> [AIM OF THE EXERCISE]: Copy each line below exactly and leave the pictures out.

> [EXTRACTED MATERIAL]:

⟨

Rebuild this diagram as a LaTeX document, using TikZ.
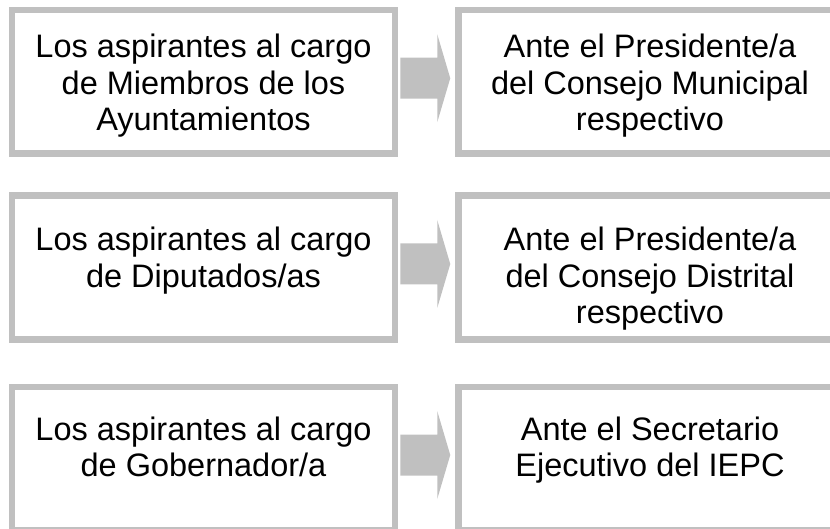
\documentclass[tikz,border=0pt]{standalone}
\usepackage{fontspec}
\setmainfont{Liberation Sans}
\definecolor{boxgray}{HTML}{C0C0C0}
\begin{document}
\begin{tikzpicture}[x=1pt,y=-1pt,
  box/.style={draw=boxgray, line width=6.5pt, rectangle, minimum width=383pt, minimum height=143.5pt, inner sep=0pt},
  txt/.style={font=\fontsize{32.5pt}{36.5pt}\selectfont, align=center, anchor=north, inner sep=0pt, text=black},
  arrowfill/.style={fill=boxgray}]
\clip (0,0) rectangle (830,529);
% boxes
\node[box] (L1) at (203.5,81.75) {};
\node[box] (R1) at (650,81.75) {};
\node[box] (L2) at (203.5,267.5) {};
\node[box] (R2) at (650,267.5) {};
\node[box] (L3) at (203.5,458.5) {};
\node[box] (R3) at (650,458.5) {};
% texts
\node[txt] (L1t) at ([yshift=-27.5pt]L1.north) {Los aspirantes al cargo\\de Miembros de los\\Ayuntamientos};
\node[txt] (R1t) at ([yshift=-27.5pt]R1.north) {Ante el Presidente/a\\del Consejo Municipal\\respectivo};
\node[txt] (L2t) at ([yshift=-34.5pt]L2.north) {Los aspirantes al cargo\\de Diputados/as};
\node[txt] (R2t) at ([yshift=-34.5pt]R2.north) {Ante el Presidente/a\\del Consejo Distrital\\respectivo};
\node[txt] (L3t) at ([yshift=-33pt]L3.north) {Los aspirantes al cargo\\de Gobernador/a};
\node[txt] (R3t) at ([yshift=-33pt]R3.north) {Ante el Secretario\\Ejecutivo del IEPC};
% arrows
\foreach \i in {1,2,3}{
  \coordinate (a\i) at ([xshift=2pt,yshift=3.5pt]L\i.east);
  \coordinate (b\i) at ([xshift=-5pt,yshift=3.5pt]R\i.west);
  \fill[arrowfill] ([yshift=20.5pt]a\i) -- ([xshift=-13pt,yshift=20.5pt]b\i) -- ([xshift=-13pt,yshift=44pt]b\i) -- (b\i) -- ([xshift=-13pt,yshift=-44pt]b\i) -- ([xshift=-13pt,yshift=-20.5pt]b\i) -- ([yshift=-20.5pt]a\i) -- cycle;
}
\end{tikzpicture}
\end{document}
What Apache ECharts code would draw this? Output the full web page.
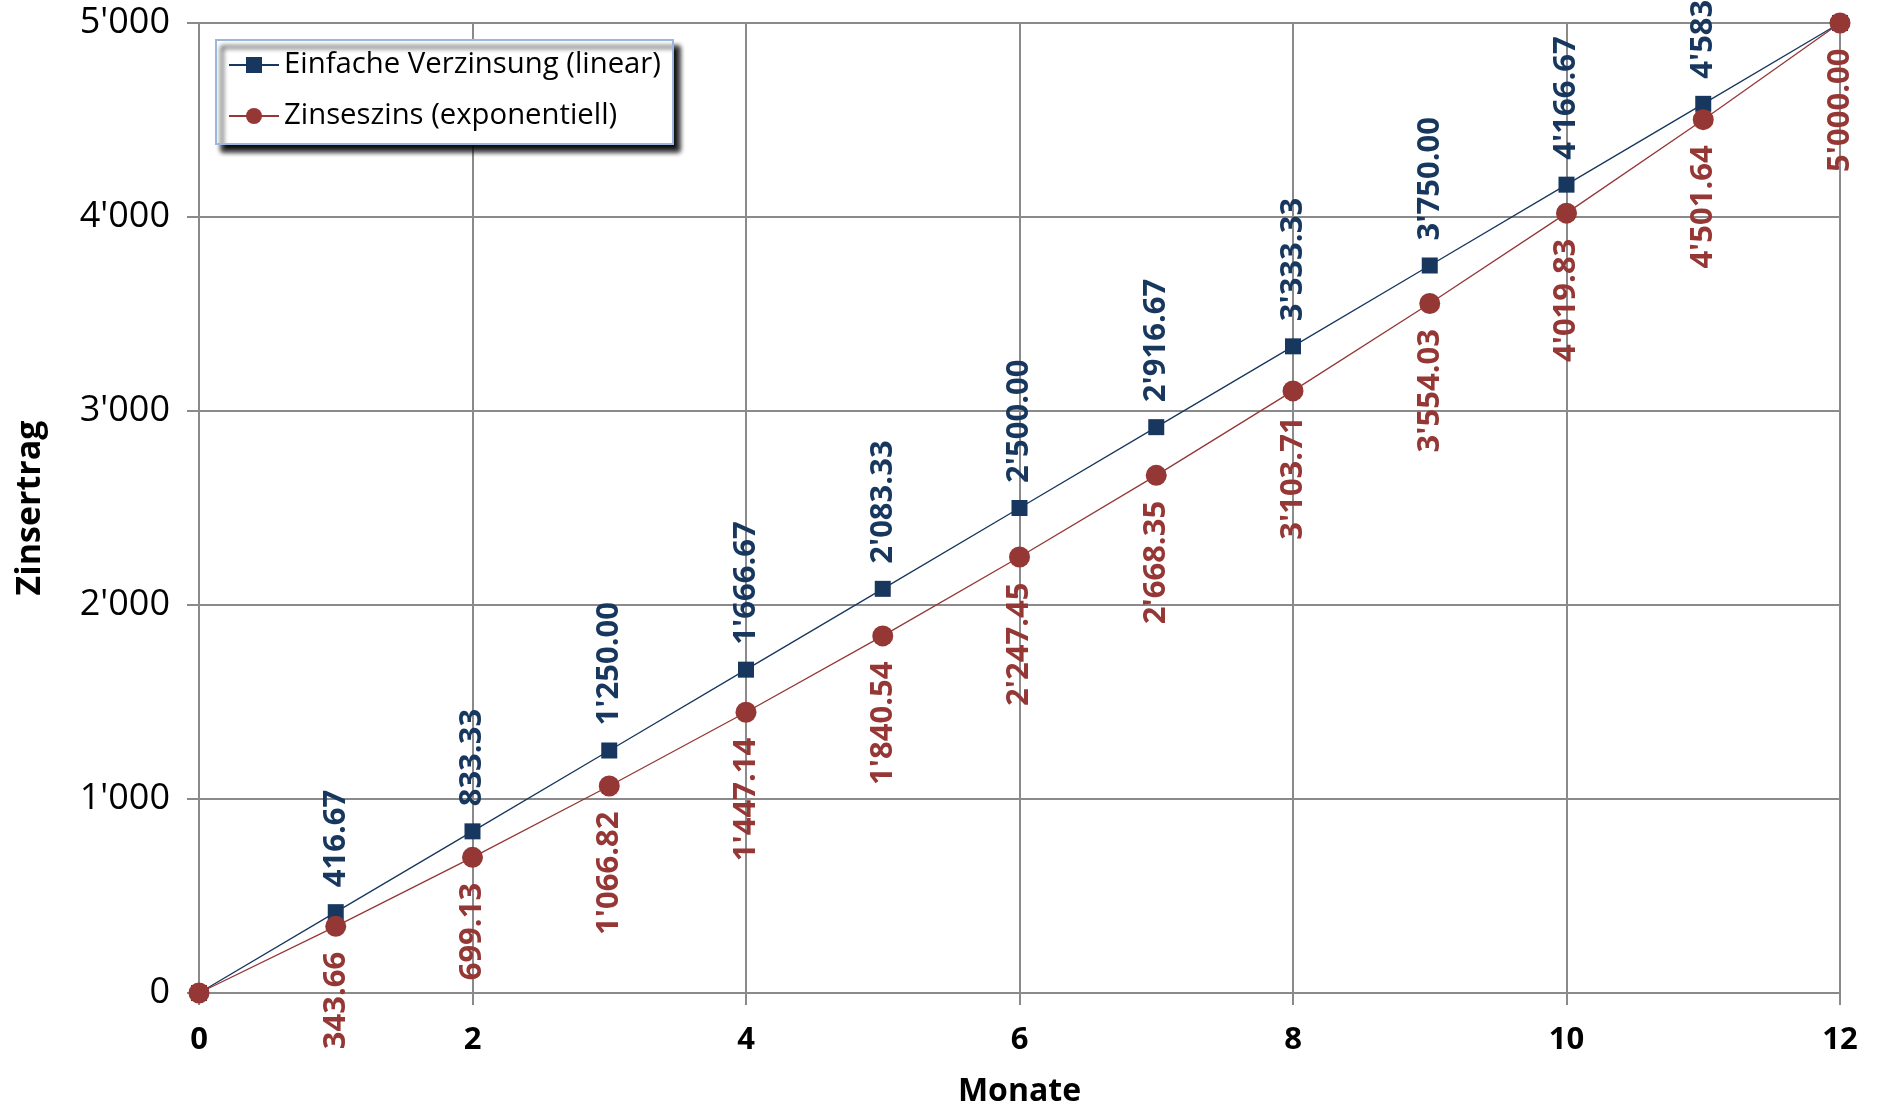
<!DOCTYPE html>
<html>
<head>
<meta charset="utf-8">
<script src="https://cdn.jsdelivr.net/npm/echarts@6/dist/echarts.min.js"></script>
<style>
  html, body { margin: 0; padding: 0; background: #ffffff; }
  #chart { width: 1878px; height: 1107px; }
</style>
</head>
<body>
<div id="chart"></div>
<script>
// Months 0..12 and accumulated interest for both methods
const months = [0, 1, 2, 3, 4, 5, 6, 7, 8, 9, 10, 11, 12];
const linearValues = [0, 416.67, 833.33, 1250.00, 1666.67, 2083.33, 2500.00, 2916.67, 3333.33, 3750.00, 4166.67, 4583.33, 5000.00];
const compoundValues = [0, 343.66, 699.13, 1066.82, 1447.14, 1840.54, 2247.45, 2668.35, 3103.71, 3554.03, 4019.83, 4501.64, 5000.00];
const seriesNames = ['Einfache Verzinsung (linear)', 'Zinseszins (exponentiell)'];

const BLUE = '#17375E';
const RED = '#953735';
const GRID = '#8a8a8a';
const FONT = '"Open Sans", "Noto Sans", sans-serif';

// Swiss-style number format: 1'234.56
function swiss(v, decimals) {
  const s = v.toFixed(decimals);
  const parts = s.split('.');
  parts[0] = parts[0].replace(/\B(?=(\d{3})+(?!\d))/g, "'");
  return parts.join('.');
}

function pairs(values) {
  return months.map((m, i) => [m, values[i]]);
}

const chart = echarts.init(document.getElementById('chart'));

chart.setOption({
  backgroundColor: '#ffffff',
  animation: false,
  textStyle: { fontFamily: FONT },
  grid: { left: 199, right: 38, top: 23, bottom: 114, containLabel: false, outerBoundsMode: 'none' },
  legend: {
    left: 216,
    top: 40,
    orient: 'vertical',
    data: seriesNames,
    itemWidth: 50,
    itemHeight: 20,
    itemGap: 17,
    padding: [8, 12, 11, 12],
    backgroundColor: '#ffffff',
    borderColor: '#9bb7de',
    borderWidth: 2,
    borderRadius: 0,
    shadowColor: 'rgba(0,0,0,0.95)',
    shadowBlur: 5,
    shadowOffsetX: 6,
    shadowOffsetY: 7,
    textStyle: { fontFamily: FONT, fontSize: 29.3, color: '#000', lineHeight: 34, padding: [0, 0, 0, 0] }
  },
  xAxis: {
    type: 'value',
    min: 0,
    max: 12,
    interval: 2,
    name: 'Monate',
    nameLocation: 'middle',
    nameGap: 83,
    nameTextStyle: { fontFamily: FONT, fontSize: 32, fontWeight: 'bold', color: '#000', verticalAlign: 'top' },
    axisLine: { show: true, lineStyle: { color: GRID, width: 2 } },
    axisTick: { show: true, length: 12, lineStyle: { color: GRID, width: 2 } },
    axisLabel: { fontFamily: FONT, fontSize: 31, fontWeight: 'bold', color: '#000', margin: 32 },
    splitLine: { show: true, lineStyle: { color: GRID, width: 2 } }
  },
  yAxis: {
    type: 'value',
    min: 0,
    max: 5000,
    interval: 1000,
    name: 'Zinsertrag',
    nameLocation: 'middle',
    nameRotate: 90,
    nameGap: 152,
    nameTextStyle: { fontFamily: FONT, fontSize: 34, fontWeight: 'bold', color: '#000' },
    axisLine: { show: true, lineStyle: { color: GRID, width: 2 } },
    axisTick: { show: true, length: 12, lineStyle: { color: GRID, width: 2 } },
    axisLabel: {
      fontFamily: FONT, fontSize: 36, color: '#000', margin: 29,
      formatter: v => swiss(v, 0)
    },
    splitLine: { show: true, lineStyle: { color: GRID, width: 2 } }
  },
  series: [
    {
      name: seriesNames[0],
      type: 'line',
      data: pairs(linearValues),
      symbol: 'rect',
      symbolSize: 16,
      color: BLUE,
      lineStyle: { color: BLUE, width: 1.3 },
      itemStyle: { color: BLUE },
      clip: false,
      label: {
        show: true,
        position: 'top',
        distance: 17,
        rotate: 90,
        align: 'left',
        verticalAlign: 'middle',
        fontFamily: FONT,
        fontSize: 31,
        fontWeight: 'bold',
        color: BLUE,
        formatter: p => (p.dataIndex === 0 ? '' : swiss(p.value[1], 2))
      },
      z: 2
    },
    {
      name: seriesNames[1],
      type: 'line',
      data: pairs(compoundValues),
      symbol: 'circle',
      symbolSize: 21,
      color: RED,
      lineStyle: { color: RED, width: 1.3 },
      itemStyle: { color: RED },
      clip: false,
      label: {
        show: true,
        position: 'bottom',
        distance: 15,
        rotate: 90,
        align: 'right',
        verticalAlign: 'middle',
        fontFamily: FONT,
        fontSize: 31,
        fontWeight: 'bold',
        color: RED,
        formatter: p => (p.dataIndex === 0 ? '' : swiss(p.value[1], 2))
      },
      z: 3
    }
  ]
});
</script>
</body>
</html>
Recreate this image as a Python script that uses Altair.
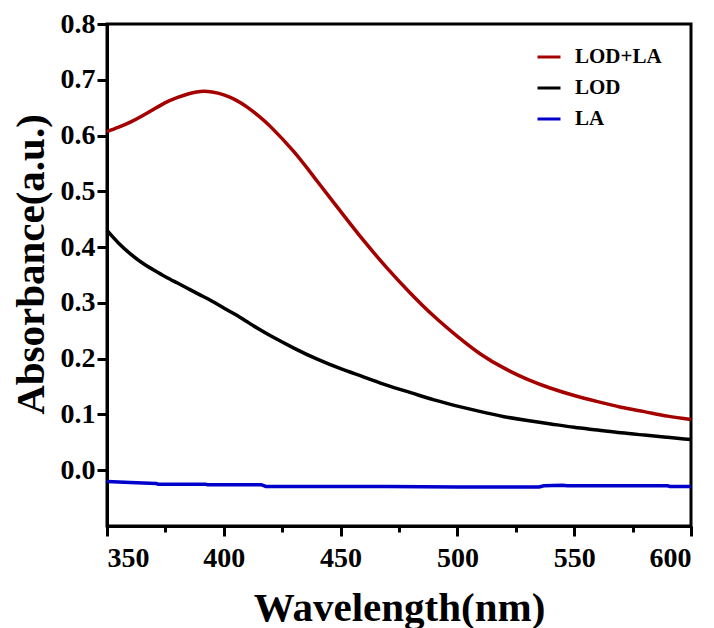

⟩

> [WRITTEN REPLY]:
Rebuild this diagram as a LaTeX document, using TikZ.
\documentclass[tikz,border=0pt]{standalone}
\usepackage{fontspec}
\setmainfont{Liberation Sans}
\definecolor{boxgray}{HTML}{C0C0C0}
\begin{document}
\begin{tikzpicture}[x=1pt,y=-1pt,
  box/.style={draw=boxgray, line width=6.5pt, rectangle, minimum width=383pt, minimum height=143.5pt, inner sep=0pt},
  txt/.style={font=\fontsize{32.5pt}{36.5pt}\selectfont, align=center, anchor=north, inner sep=0pt, text=black},
  arrowfill/.style={fill=boxgray}]
\clip (0,0) rectangle (830,529);
% boxes
\node[box] (L1) at (203.5,81.75) {};
\node[box] (R1) at (650,81.75) {};
\node[box] (L2) at (203.5,267.5) {};
\node[box] (R2) at (650,267.5) {};
\node[box] (L3) at (203.5,458.5) {};
\node[box] (R3) at (650,458.5) {};
% texts
\node[txt] (L1t) at ([yshift=-27.5pt]L1.north) {Los aspirantes al cargo\\de Miembros de los\\Ayuntamientos};
\node[txt] (R1t) at ([yshift=-27.5pt]R1.north) {Ante el Presidente/a\\del Consejo Municipal\\respectivo};
\node[txt] (L2t) at ([yshift=-34.5pt]L2.north) {Los aspirantes al cargo\\de Diputados/as};
\node[txt] (R2t) at ([yshift=-34.5pt]R2.north) {Ante el Presidente/a\\del Consejo Distrital\\respectivo};
\node[txt] (L3t) at ([yshift=-33pt]L3.north) {Los aspirantes al cargo\\de Gobernador/a};
\node[txt] (R3t) at ([yshift=-33pt]R3.north) {Ante el Secretario\\Ejecutivo del IEPC};
% arrows
\foreach \i in {1,2,3}{
  \coordinate (a\i) at ([xshift=2pt,yshift=3.5pt]L\i.east);
  \coordinate (b\i) at ([xshift=-5pt,yshift=3.5pt]R\i.west);
  \fill[arrowfill] ([yshift=20.5pt]a\i) -- ([xshift=-13pt,yshift=20.5pt]b\i) -- ([xshift=-13pt,yshift=44pt]b\i) -- (b\i) -- ([xshift=-13pt,yshift=-44pt]b\i) -- ([xshift=-13pt,yshift=-20.5pt]b\i) -- ([yshift=-20.5pt]a\i) -- cycle;
}
\end{tikzpicture}
\end{document}
What Apache ECharts code would draw this? Output the full web page.
<!DOCTYPE html>
<html>
<head>
<meta charset="utf-8">
<script src="https://cdn.jsdelivr.net/npm/echarts@6/dist/echarts.min.js"></script>
<style>
  html, body { margin: 0; padding: 0; background: #ffffff; }
  #chart { width: 1878px; height: 1107px; }
</style>
</head>
<body>
<div id="chart"></div>
<script>
// Months 0..12 and accumulated interest for both methods
const months = [0, 1, 2, 3, 4, 5, 6, 7, 8, 9, 10, 11, 12];
const linearValues = [0, 416.67, 833.33, 1250.00, 1666.67, 2083.33, 2500.00, 2916.67, 3333.33, 3750.00, 4166.67, 4583.33, 5000.00];
const compoundValues = [0, 343.66, 699.13, 1066.82, 1447.14, 1840.54, 2247.45, 2668.35, 3103.71, 3554.03, 4019.83, 4501.64, 5000.00];
const seriesNames = ['Einfache Verzinsung (linear)', 'Zinseszins (exponentiell)'];

const BLUE = '#17375E';
const RED = '#953735';
const GRID = '#8a8a8a';
const FONT = '"Open Sans", "Noto Sans", sans-serif';

// Swiss-style number format: 1'234.56
function swiss(v, decimals) {
  const s = v.toFixed(decimals);
  const parts = s.split('.');
  parts[0] = parts[0].replace(/\B(?=(\d{3})+(?!\d))/g, "'");
  return parts.join('.');
}

function pairs(values) {
  return months.map((m, i) => [m, values[i]]);
}

const chart = echarts.init(document.getElementById('chart'));

chart.setOption({
  backgroundColor: '#ffffff',
  animation: false,
  textStyle: { fontFamily: FONT },
  grid: { left: 199, right: 38, top: 23, bottom: 114, containLabel: false, outerBoundsMode: 'none' },
  legend: {
    left: 216,
    top: 40,
    orient: 'vertical',
    data: seriesNames,
    itemWidth: 50,
    itemHeight: 20,
    itemGap: 17,
    padding: [8, 12, 11, 12],
    backgroundColor: '#ffffff',
    borderColor: '#9bb7de',
    borderWidth: 2,
    borderRadius: 0,
    shadowColor: 'rgba(0,0,0,0.95)',
    shadowBlur: 5,
    shadowOffsetX: 6,
    shadowOffsetY: 7,
    textStyle: { fontFamily: FONT, fontSize: 29.3, color: '#000', lineHeight: 34, padding: [0, 0, 0, 0] }
  },
  xAxis: {
    type: 'value',
    min: 0,
    max: 12,
    interval: 2,
    name: 'Monate',
    nameLocation: 'middle',
    nameGap: 83,
    nameTextStyle: { fontFamily: FONT, fontSize: 32, fontWeight: 'bold', color: '#000', verticalAlign: 'top' },
    axisLine: { show: true, lineStyle: { color: GRID, width: 2 } },
    axisTick: { show: true, length: 12, lineStyle: { color: GRID, width: 2 } },
    axisLabel: { fontFamily: FONT, fontSize: 31, fontWeight: 'bold', color: '#000', margin: 32 },
    splitLine: { show: true, lineStyle: { color: GRID, width: 2 } }
  },
  yAxis: {
    type: 'value',
    min: 0,
    max: 5000,
    interval: 1000,
    name: 'Zinsertrag',
    nameLocation: 'middle',
    nameRotate: 90,
    nameGap: 152,
    nameTextStyle: { fontFamily: FONT, fontSize: 34, fontWeight: 'bold', color: '#000' },
    axisLine: { show: true, lineStyle: { color: GRID, width: 2 } },
    axisTick: { show: true, length: 12, lineStyle: { color: GRID, width: 2 } },
    axisLabel: {
      fontFamily: FONT, fontSize: 36, color: '#000', margin: 29,
      formatter: v => swiss(v, 0)
    },
    splitLine: { show: true, lineStyle: { color: GRID, width: 2 } }
  },
  series: [
    {
      name: seriesNames[0],
      type: 'line',
      data: pairs(linearValues),
      symbol: 'rect',
      symbolSize: 16,
      color: BLUE,
      lineStyle: { color: BLUE, width: 1.3 },
      itemStyle: { color: BLUE },
      clip: false,
      label: {
        show: true,
        position: 'top',
        distance: 17,
        rotate: 90,
        align: 'left',
        verticalAlign: 'middle',
        fontFamily: FONT,
        fontSize: 31,
        fontWeight: 'bold',
        color: BLUE,
        formatter: p => (p.dataIndex === 0 ? '' : swiss(p.value[1], 2))
      },
      z: 2
    },
    {
      name: seriesNames[1],
      type: 'line',
      data: pairs(compoundValues),
      symbol: 'circle',
      symbolSize: 21,
      color: RED,
      lineStyle: { color: RED, width: 1.3 },
      itemStyle: { color: RED },
      clip: false,
      label: {
        show: true,
        position: 'bottom',
        distance: 15,
        rotate: 90,
        align: 'right',
        verticalAlign: 'middle',
        fontFamily: FONT,
        fontSize: 31,
        fontWeight: 'bold',
        color: RED,
        formatter: p => (p.dataIndex === 0 ? '' : swiss(p.value[1], 2))
      },
      z: 3
    }
  ]
});
</script>
</body>
</html>
Recreate this image as a Python script that uses Altair.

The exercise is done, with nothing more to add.